X is for Chateau-d'Oex (VD): Okay, there are no towns starting with "X", but this one ends in "X", so we will settle for that (Pauline says so). Train back to Interlaken, main train to Spiez and then up to Saanen, where you were recently, but continue into the French part of Switzerland, to this charming and historic mountain town. We did several day trips to this town when staying in nearby Saanen. They have a good grocery store here!

Y is for Yvorne (VD): We are in luck! There are only four towns starting with "Y" and this one is only a few miles from Chateau-d'Oex! But that is as the crow flies. For us bipeds3, we have to take the train to Montreux, then another train to Yvorne.
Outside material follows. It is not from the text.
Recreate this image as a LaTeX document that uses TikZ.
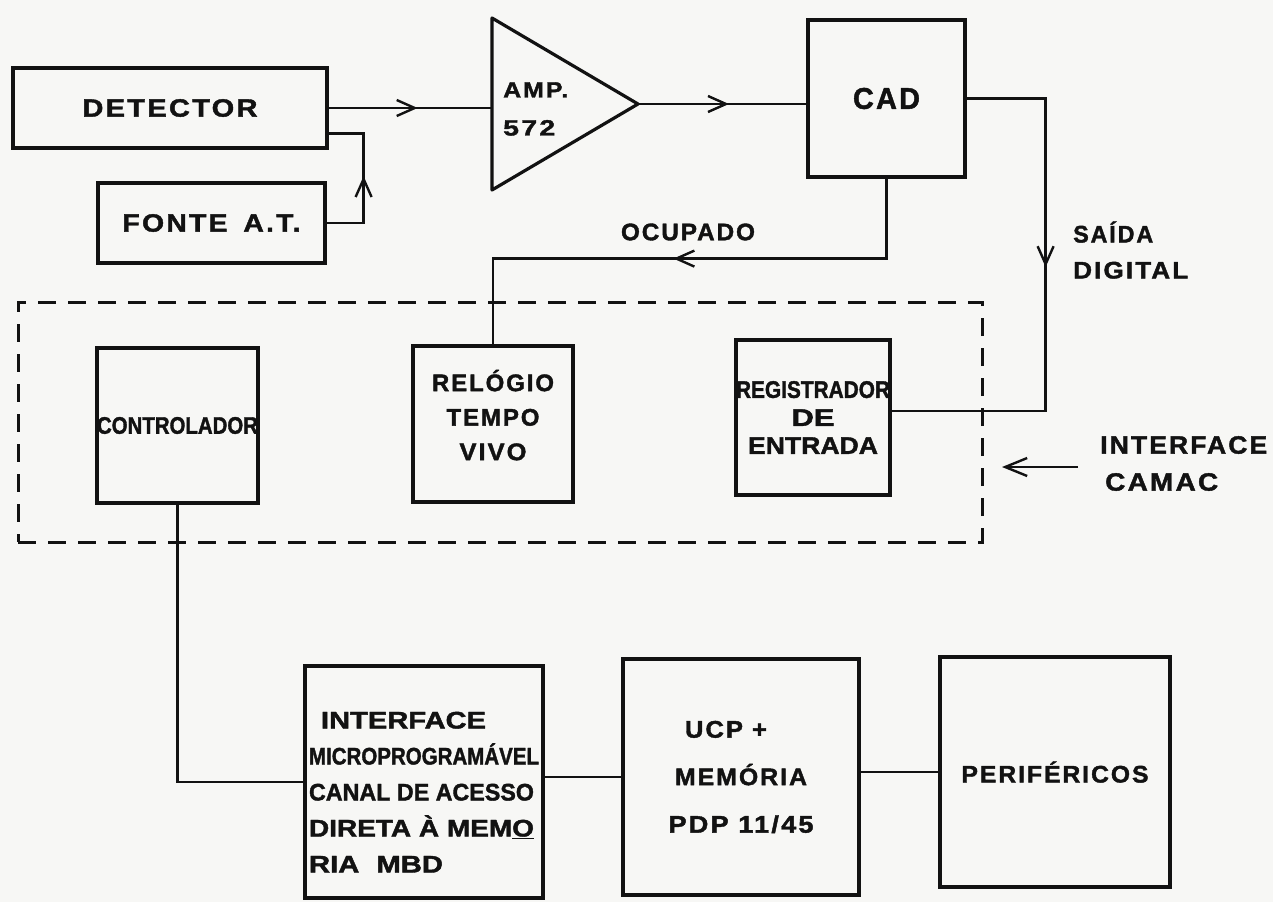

Z is for Zermatt (VS): Because everyone has to see Zermatt, the quintessential mountain town at the foot of the Matterhorn, high up in the Valais Alps bordering on Italy. From Yvorne, take the train down the Rhone Valley, with mountains towering up on either side, to Visp (again!!) where we get the Glacier Express (again!!) to Zermatt!!

Lets do a few more "Z" towns, because the Swiss gave us so many to choose from and because we are having such a great time, that we don't want it to end!! Think of these as encore "Z"s.

Z is for Zmutt (VS): From Zermatt, walk to Zmutt a tiny town, really just a few houses and a restaurant, on the hillside above Zermatt (1 hour walk).

Z is for Zug (ZG): Leaving Zermatt take the Glacier Express back to Visp. Take the train back through the mountains to Kandersteg, Spiez, Interlaken and on to Zug, a city between Lucerne and Zurich.

Z is for Zurich: Last short train ride to Zurich, where we end our tour.

Big celebration dinner at the Hiltl, Europe's oldest vegetarian restaurant and our favorite spot in Zurich! I am sure it will be yours too!!

The Starbucks in Zurich!!

Z is for the Zees we will catch on the flight home!


Click to sign up for this tour!!



1.You are also paying for the accommodations for all the moderators that come on this trip. We will probably choose 4 or 5 star.

2.Guess what this two character code is?

3.Actually crows are bipeds too, but you know what I mean.